▶ [THE TASK]:
Start with the line that contains "Give me the" and end with the line that contains "var yLabelValues = [0,1,2,3,4,5,6];"; retype those lines and the ones between them exactly, without any pictures.

▶ [RECORDS]:
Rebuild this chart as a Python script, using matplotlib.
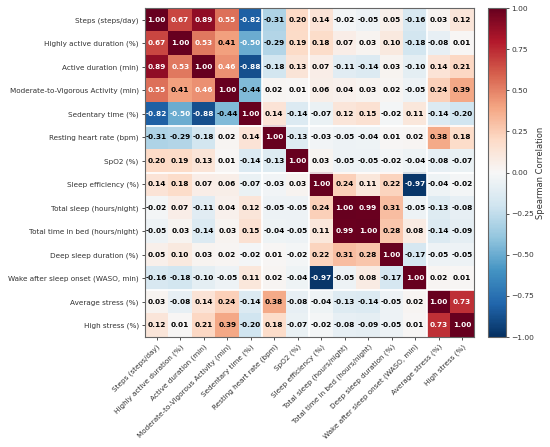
import numpy as np
import matplotlib
matplotlib.use("Agg")
from matplotlib import pyplot as plt

# variable names (rows == columns)
labels = [
    "Steps (steps/day)",
    "Highly active duration (%)",
    "Active duration (min)",
    "Moderate-to-Vigorous Activity (min)",
    "Sedentary time (%)",
    "Resting heart rate (bpm)",
    "SpO2 (%)",
    "Sleep efficiency (%)",
    "Total sleep (hours/night)",
    "Total time in bed (hours/night)",
    "Deep sleep duration (%)",
    "Wake after sleep onset (WASO, min)",
    "Average stress (%)",
    "High stress (%)",
]

# spearman correlation rows
r_steps     = [1.00, 0.67, 0.89, 0.55, -0.82, -0.31, 0.20, 0.14, -0.02, -0.05, 0.05, -0.16, 0.03, 0.12]
r_high_act  = [0.67, 1.00, 0.53, 0.41, -0.50, -0.29, 0.19, 0.18, 0.07, 0.03, 0.10, -0.18, -0.08, 0.01]
r_active    = [0.89, 0.53, 1.00, 0.46, -0.88, -0.18, 0.13, 0.07, -0.11, -0.14, 0.03, -0.10, 0.14, 0.21]
r_mvpa      = [0.55, 0.41, 0.46, 1.00, -0.44, 0.02, 0.01, 0.06, 0.04, 0.03, 0.02, -0.05, 0.24, 0.39]
r_sedentary = [-0.82, -0.50, -0.88, -0.44, 1.00, 0.14, -0.14, -0.07, 0.12, 0.15, -0.02, 0.11, -0.14, -0.20]
r_rhr       = [-0.31, -0.29, -0.18, 0.02, 0.14, 1.00, -0.13, -0.03, -0.05, -0.04, 0.01, 0.02, 0.38, 0.18]
r_spo2      = [0.20, 0.19, 0.13, 0.01, -0.14, -0.13, 1.00, 0.03, -0.05, -0.05, -0.02, -0.04, -0.08, -0.07]
r_sleep_eff = [0.14, 0.18, 0.07, 0.06, -0.07, -0.03, 0.03, 1.00, 0.24, 0.11, 0.22, -0.97, -0.04, -0.02]
r_tot_sleep = [-0.02, 0.07, -0.11, 0.04, 0.12, -0.05, -0.05, 0.24, 1.00, 0.99, 0.31, -0.05, -0.13, -0.08]
r_tot_bed   = [-0.05, 0.03, -0.14, 0.03, 0.15, -0.04, -0.05, 0.11, 0.99, 1.00, 0.28, 0.08, -0.14, -0.09]
r_deep      = [0.05, 0.10, 0.03, 0.02, -0.02, 0.01, -0.02, 0.22, 0.31, 0.28, 1.00, -0.17, -0.05, -0.05]
r_waso      = [-0.16, -0.18, -0.10, -0.05, 0.11, 0.02, -0.04, -0.97, -0.05, 0.08, -0.17, 1.00, 0.02, 0.01]
r_avg_str   = [0.03, -0.08, 0.14, 0.24, -0.14, 0.38, -0.08, -0.04, -0.13, -0.14, -0.05, 0.02, 1.00, 0.73]
r_high_str  = [0.12, 0.01, 0.21, 0.39, -0.20, 0.18, -0.07, -0.02, -0.08, -0.09, -0.05, 0.01, 0.73, 1.00]

# group boundaries (activity | cardio | sleep | stress)
group_breaks = [4.5, 6.5, 11.5]

cbar_ticks = [1.0, 0.75, 0.5, 0.25, 0.0, -0.25, -0.5, -0.75, -1.0]

corr = np.array([r_steps, r_high_act, r_active, r_mvpa, r_sedentary, r_rhr, r_spo2,
                 r_sleep_eff, r_tot_sleep, r_tot_bed, r_deep, r_waso, r_avg_str, r_high_str])
n = len(labels)

fig = plt.figure(figsize=(5.5, 4.47), dpi=100)
ax = fig.add_axes([0.2636, 0.246, 0.598, 0.736])
cax = fig.add_axes([0.887, 0.246, 0.033, 0.736])

im = ax.imshow(corr, cmap="RdBu_r", vmin=-1, vmax=1, aspect="auto")

for i in range(n):
    for j in range(n):
        v = corr[i, j]
        col = "white" if abs(v) > 0.45 else "black"
        ax.text(j, i, f"{v:.2f}", ha="center", va="center",
                fontsize=5.3, fontweight="bold", color=col)

for b in group_breaks:
    ax.axhline(b, color="white", lw=1.2)
    ax.axvline(b, color="white", lw=1.2)

ax.set_xticks(range(n))
ax.set_yticks(range(n))
ax.set_xticklabels(labels, rotation=45, ha="right", rotation_mode="anchor", fontsize=5.2)
ax.set_yticklabels(labels, fontsize=5.2)
ax.tick_params(length=2.5, width=0.6, pad=2, colors="#333333")
for s in ax.spines.values():
    s.set_color("#666666")
    s.set_linewidth(0.8)

cb = fig.colorbar(im, cax=cax)
cb.set_ticks(cbar_ticks)
cb.ax.set_yticklabels([f"{t:.2f}".replace("-", "\u2212") for t in cbar_ticks])
cb.ax.tick_params(labelsize=5.4, length=2.5, width=0.6, pad=1.5, colors="#333333")
cb.outline.set_edgecolor("#666666")
cb.set_label("Spearman Correlation", fontsize=6.0, color="#333333", labelpad=1)

plt.savefig("out.png", dpi=100)
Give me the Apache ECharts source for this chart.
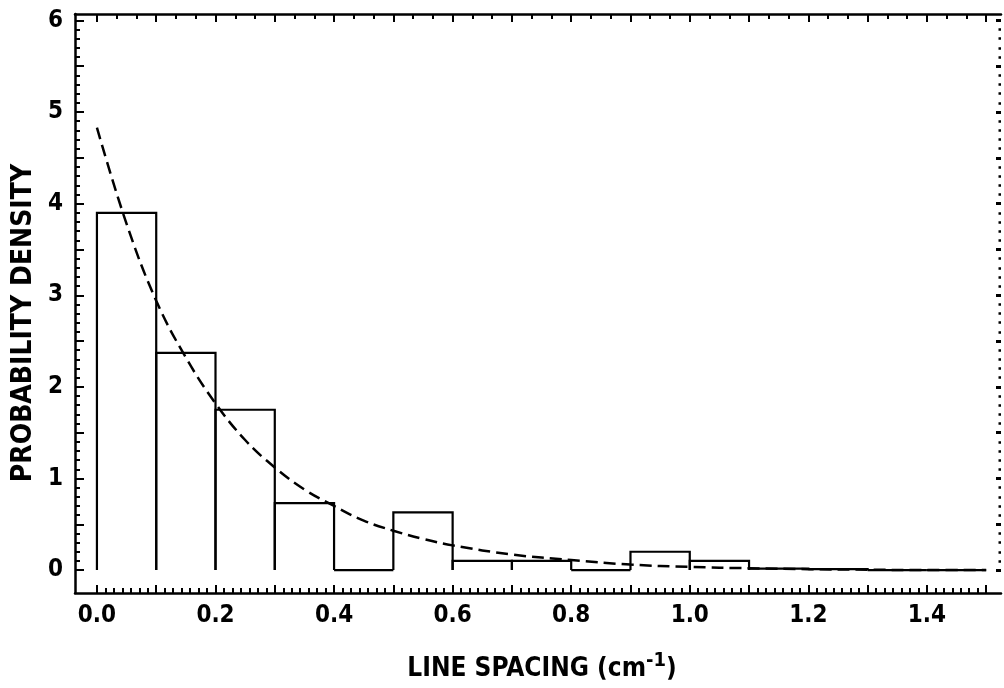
<!DOCTYPE html>
<html>
<head>
<meta charset="utf-8">
<script src="https://cdn.jsdelivr.net/npm/echarts@6/dist/echarts.min.js"></script>
<style>
html,body{margin:0;padding:0;background:#fff;}
#chart{width:1004px;height:688px;}
</style>
</head>
<body>
<div id="chart"></div>
<script>
// ---- data ----
var binEdgesLeft  = [0.0,0.1,0.2,0.3,0.4,0.5,0.6,0.7,0.8,0.9,1.0,1.1,1.2,1.3,1.4];
var binEdgesRight = [0.1,0.2,0.3,0.4,0.5,0.6,0.7,0.8,0.9,1.0,1.1,1.2,1.3,1.4,1.5];
var binHeights    = [3.90,2.37,1.75,0.73,0.0,0.63,0.10,0.10,0.0,0.20,0.10,0.015,0.01,0.0,0.0];

var curveX = [0.0,0.05,0.1,0.15,0.2,0.25,0.3,0.35,0.4,0.45,0.5,0.55,0.6,0.7,0.8,0.9,1.0,1.1,1.2,1.3,1.4,1.5];
var curveY = [4.83,3.78,2.94,2.32,1.82,1.42,1.12,0.88,0.70,0.54,0.43,0.34,0.27,0.17,0.11,0.06,0.035,0.02,0.01,0.005,0.0,0.0];

var xLabelValues = [0.0,0.2,0.4,0.6,0.8,1.0,1.2,1.4];
var yLabelValues = [0,1,2,3,4,5,6];

// ---- tick positions ----
function range(a,b,step){var r=[];for(var i=0;a+i*step<=b+1e-9;i++){r.push(+(a+i*step).toFixed(6));}return r;}
var xMajor = range(0,1.5,0.1);
var xMinorBottom = range(0,1.5,0.1/7);
var xMinorTop = range(0,1.5,0.1/3);
var yMajor = range(0,6,0.5);
var yMinor = range(0,6,0.1);

var X_MIN=-0.037, X_MAX=1.525, Y_MIN=-0.25, Y_MAX=6.07;
var numFont = "'DejaVu Sans Condensed','DejaVu Sans',sans-serif";
var titleFont = "'DejaVu Sans Condensed','DejaVu Sans',sans-serif";

function xAx(pos, ticks, len, showLine, labels){
  return {type:'value',min:X_MIN,max:X_MAX,position:pos,
    axisLine:{show:showLine,onZero:false,lineStyle:{color:'#000',width:2.5}},
    axisTick:{show:true,inside:true,length:len,customValues:ticks,lineStyle:{color:'#000',width:2}},
    axisLabel:labels?{show:true,customValues:labels,margin:11,color:'#000',fontFamily:numFont,fontWeight:'bold',fontSize:24,
      formatter:function(v){return v.toFixed(1);}}:{show:false},
    splitLine:{show:false}};
}
function yAx(pos, ticks, len, showLine, labels, tickW){
  return {type:'value',min:Y_MIN,max:Y_MAX,position:pos,
    axisLine:{show:showLine,onZero:false,lineStyle:{color:'#000',width:2.5}},
    axisTick:{show:true,inside:true,length:len,customValues:ticks,lineStyle:{color:'#000',width:tickW||2}},
    axisLabel:labels?{show:true,customValues:labels,margin:12,color:'#000',fontFamily:numFont,fontWeight:'bold',fontSize:24,
      formatter:function(v){return String(Math.round(v));}}:{show:false},
    splitLine:{show:false}};
}

var histData = binHeights.map(function(h,i){return [binEdgesLeft[i],binEdgesRight[i],h];});
var curveData = curveX.map(function(x,i){return [x,curveY[i]];});

var chart = echarts.init(document.getElementById('chart'),null,{renderer:'canvas'});
chart.setOption({
  backgroundColor:'#fff',
  animation:false,
  grid:{left:75,right:3,top:14,bottom:95},
  xAxis:[
    xAx('bottom', xMajor, 8, true, xLabelValues),
    xAx('bottom', xMinorBottom, 5, false, null),
    xAx('top', xMajor, 8, true, null),
    xAx('top', xMinorTop, 5, false, null)
  ],
  yAxis:[
    yAx('left', yMajor, 9, true, yLabelValues),
    yAx('left', yMinor, 5, false, null),
    yAx('right', yMajor, 5, false, null, 3),
    yAx('right', yMinor, 2.5, false, null, 2.5)
  ],
  series:[
    {type:'custom',xAxisIndex:0,yAxisIndex:0,data:histData,clip:false,
      renderItem:function(params,api){
        var x0=api.value(0),x1=api.value(1),h=api.value(2);
        var p=[api.coord([x0,0]),api.coord([x0,h]),api.coord([x1,h]),api.coord([x1,0])];
        return {type:'polyline',shape:{points:p},style:{stroke:'#000',lineWidth:2.2,fill:null}};
      }},
    {type:'line',xAxisIndex:0,yAxisIndex:0,data:curveData,smooth:0.4,showSymbol:false,
      lineStyle:{color:'#000',width:2.5,type:[12,6]}}
  ],
  graphic:[
    {type:'text',x:542,y:669,
      style:{text:'LINE SPACING (cm{sup|-1})',fill:'#000',font:"bold 26px "+titleFont,
        textAlign:'center',textVerticalAlign:'middle',
        rich:{sup:{fontSize:20,fontWeight:'bold',fontFamily:titleFont,verticalAlign:'top',padding:[0,0,16,0]}}}},
    {type:'text',x:24,y:323,rotation:Math.PI/2,
      style:{text:'PROBABILITY DENSITY',fill:'#000',font:"bold 28px "+titleFont,
        textAlign:'center',textVerticalAlign:'middle'}}
  ]
});
</script>
</body>
</html>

▶ [RESPONSE]:
Give me the Apache ECharts source for this chart.
<!DOCTYPE html>
<html>
<head>
<meta charset="utf-8">
<script src="https://cdn.jsdelivr.net/npm/echarts@6/dist/echarts.min.js"></script>
<style>
html,body{margin:0;padding:0;background:#fff;}
#chart{width:1004px;height:688px;}
</style>
</head>
<body>
<div id="chart"></div>
<script>
// ---- data ----
var binEdgesLeft  = [0.0,0.1,0.2,0.3,0.4,0.5,0.6,0.7,0.8,0.9,1.0,1.1,1.2,1.3,1.4];
var binEdgesRight = [0.1,0.2,0.3,0.4,0.5,0.6,0.7,0.8,0.9,1.0,1.1,1.2,1.3,1.4,1.5];
var binHeights    = [3.90,2.37,1.75,0.73,0.0,0.63,0.10,0.10,0.0,0.20,0.10,0.015,0.01,0.0,0.0];

var curveX = [0.0,0.05,0.1,0.15,0.2,0.25,0.3,0.35,0.4,0.45,0.5,0.55,0.6,0.7,0.8,0.9,1.0,1.1,1.2,1.3,1.4,1.5];
var curveY = [4.83,3.78,2.94,2.32,1.82,1.42,1.12,0.88,0.70,0.54,0.43,0.34,0.27,0.17,0.11,0.06,0.035,0.02,0.01,0.005,0.0,0.0];

var xLabelValues = [0.0,0.2,0.4,0.6,0.8,1.0,1.2,1.4];
var yLabelValues = [0,1,2,3,4,5,6];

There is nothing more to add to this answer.